Im Prinzip hat das nichts oder bei sehr gutem Willen sehr entfernt mit der faszinierenden Dynamik der Lebensreformbewegung zu tun, die alle Lebensbereiche erfasste.... Gott sei Dank schrammt man dann an einer Debatte über das 'Völkische' bei Steiner haarscharf vorbei, puh....

Die Reformbewegung erhält schon in der Blütezeit des Kaiserreiches einen kräftigen Durchlaufserhitzer mit ersten Darmstädter Ausstellung auf der Mathildenhöhe (Vorbereitung ab 1899, Eröffnung 1901, gilt als erste Internat. Bauausstellung), Dramaturgen und Architekten J. Olbricht, Peter Behrens u.a. , Claim „Seine Welt zeige der Künstler, die niemals war noch jemals sein wird“. Beide Kuratoren zeigen sich in der Folge als völlig zerstritten...

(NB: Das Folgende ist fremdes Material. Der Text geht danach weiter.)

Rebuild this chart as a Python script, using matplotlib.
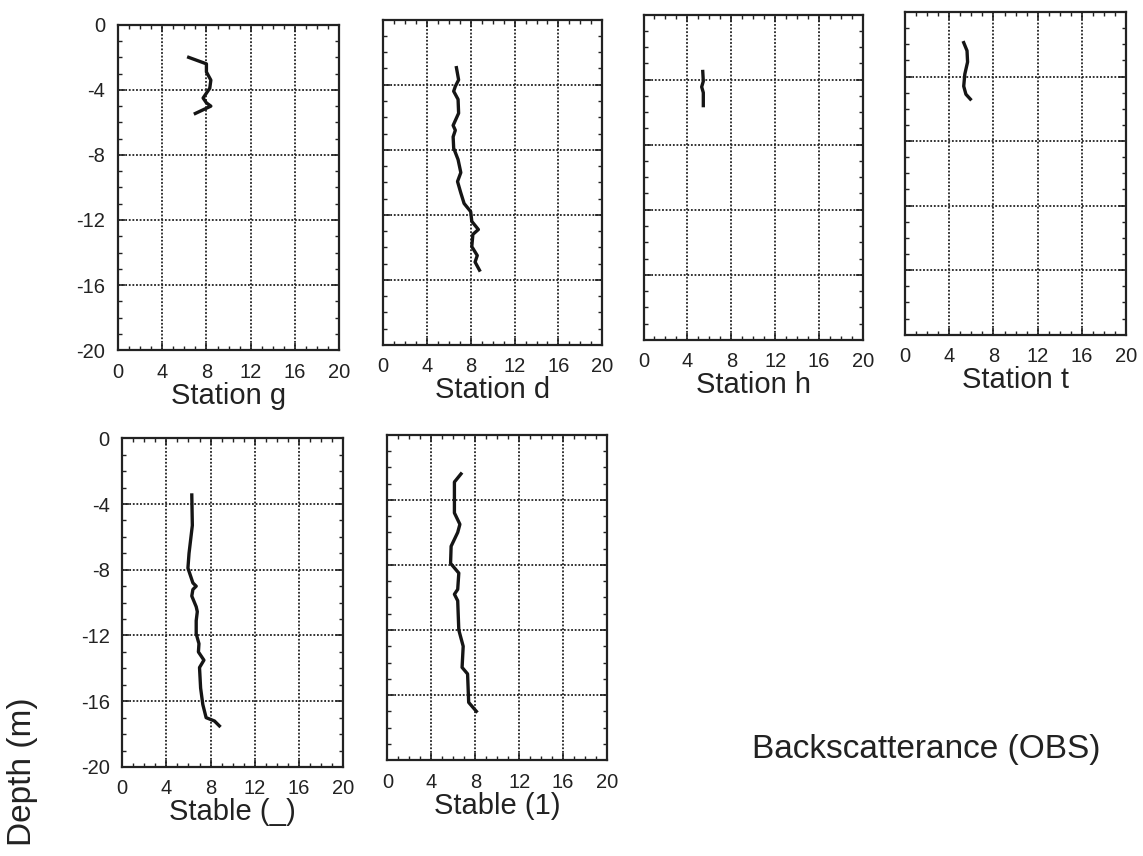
import matplotlib
matplotlib.use("Agg")
import matplotlib.pyplot as plt
from matplotlib.ticker import MultipleLocator

plt.rcParams['font.family'] = ['Liberation Sans', 'DejaVu Sans']
plt.rcParams['axes.unicode_minus'] = False

# backscatterance (OBS) vs depth (m)
g_obs = [6.4, 8.0, 8.0, 8.4, 8.3, 7.9, 7.7, 8.0, 8.4, 7.0]
g_depth = [-2.0, -2.4, -2.9, -3.4, -3.9, -4.3, -4.5, -4.8, -5.0, -5.45]

d_obs = [6.7, 6.9, 6.6, 6.45, 6.85, 6.9, 6.4, 6.6, 6.4, 6.45, 6.85, 7.1,
         6.8, 7.1, 7.4, 8.0, 8.1, 8.7, 8.2, 8.1, 8.6, 8.4, 8.8]
d_depth = [-2.95, -3.7, -4.1, -4.4, -4.9, -5.75, -6.5, -6.8, -7.2, -7.9, -8.6,
           -9.4, -9.95, -10.65, -11.3, -11.8, -12.4, -12.9, -13.2, -13.95,
           -14.5, -14.9, -15.4]

h_obs = [5.4, 5.45, 5.3, 5.45, 5.45]
h_depth = [-3.5, -4.1, -4.45, -4.8, -5.6]

t_obs = [5.3, 5.6, 5.65, 5.4, 5.3, 5.5, 5.9]
t_depth = [-1.9, -2.4, -3.1, -3.85, -4.6, -5.1, -5.4]

s0_obs = [6.3, 6.35, 6.05, 5.95, 6.4, 6.7, 6.4, 6.3, 6.7, 6.8, 6.7, 6.7,
          6.95, 6.9, 7.4, 7.0, 7.1, 7.3, 7.6, 8.35, 8.8]
s0_depth = [-3.45, -5.3, -7.0, -7.9, -8.8, -9.0, -9.2, -9.6, -10.25, -10.55,
            -11.1, -11.9, -12.5, -13.0, -13.5, -13.95, -15.2, -16.2, -17.0,
            -17.2, -17.5]

s1_obs = [6.7, 6.4, 6.1, 6.1, 6.6, 6.4, 5.8, 5.75, 6.5, 6.4, 6.1, 6.4, 6.5,
          6.9, 6.8, 7.3, 7.4, 8.1]
s1_depth = [-2.4, -2.65, -2.9, -4.8, -5.5, -6.0, -6.85, -7.9, -8.5, -9.5,
            -9.8, -10.2, -12.0, -13.0, -14.3, -14.7, -16.45, -17.0]

names = ['Station g', 'Station d', 'Station h', 'Station t',
         'Stable (_)', 'Stable (1)']
series = [(g_obs, g_depth), (d_obs, d_depth), (h_obs, h_depth),
          (t_obs, t_depth), (s0_obs, s0_depth), (s1_obs, s1_depth)]
x_ticks = [0, 4, 8, 12, 16, 20]
y_ticks = [0, -4, -8, -12, -16, -20]

# axes rectangles in figure fractions
rects = [[0.103, 0.591, 0.194, 0.380],
         [0.335, 0.597, 0.192, 0.380],
         [0.563, 0.603, 0.192, 0.380],
         [0.792, 0.609, 0.193, 0.377],
         [0.107, 0.104, 0.193, 0.384],
         [0.339, 0.112, 0.192, 0.380]]

fig = plt.figure(figsize=(11.43, 8.56), dpi=100)

for i, (name, (obs, depth), r) in enumerate(zip(names, series, rects)):
    ax = fig.add_axes(r)
    ax.plot(obs, depth, color='#151515', lw=2.4, solid_joinstyle='round')
    ax.set_xlim(0, 20)
    ax.set_ylim(-20, 0)
    ax.set_xticks(x_ticks)
    ax.set_yticks(y_ticks)
    ax.xaxis.set_minor_locator(MultipleLocator(1))
    ax.yaxis.set_minor_locator(MultipleLocator(1))
    ax.tick_params(which='both', direction='in', top=True, right=True,
                   color='#222222')
    ax.tick_params(which='major', length=5, width=1.2, labelsize=14.5, pad=9,
                   labelcolor='#222222')
    ax.tick_params(which='minor', length=3, width=1.0)
    if i not in (0, 4):
        ax.tick_params(axis='y', labelleft=False)
    ax.grid(True, which='major', color='#222222', ls=(0, (1, 1)), lw=1.3)
    for s in ax.spines.values():
        s.set_linewidth(1.6)
        s.set_color('#222222')
    ax.set_xlabel(name, fontsize=21, labelpad=0, color='#222222')

fig.text(0.810, 0.124, 'Backscatterance (OBS)', fontsize=24,
         ha='center', va='center', color='#222222')
fig.text(0.020, 0.098, 'Depth (m)', fontsize=24, rotation=90,
         ha='center', va='center', color='#222222')

fig.savefig('out.png', dpi=100, facecolor='white')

Die gesamte spannende Anlage ist aber in ihrem umfassenden Anspruch ein noch heute sichtbares unmittelbares Zeugnis der Lebensreformbewegung und ihres Verständnisses vom Ergreifen und kulturellen Durchdringen aller Lebensbereiche bis zur Implantierung und Inszenierung des 'Gesamtkunstwerkes'.


Grüße Vitruv
 
Die Bemerkung ist ein Bezug zur Debatte oben über die Datierung des FFK-Verbotes in der NS-Zeit oder zur Zeit der Weimarer Republik... Dazu wird vieles durch die Brille der NS-Ideologie gelesen (siehe auch Beitrag 11, 12 u.a.).

Dann sind wir uns also einig, dass die Lebensreformbewegung nichts mit dem 3. Reich zu tun hat?
Einige Aspekte wurden von der NS-Ideologie vereinahmt und im Sinne ihrer menschenverachtenden Politik umgewidmet.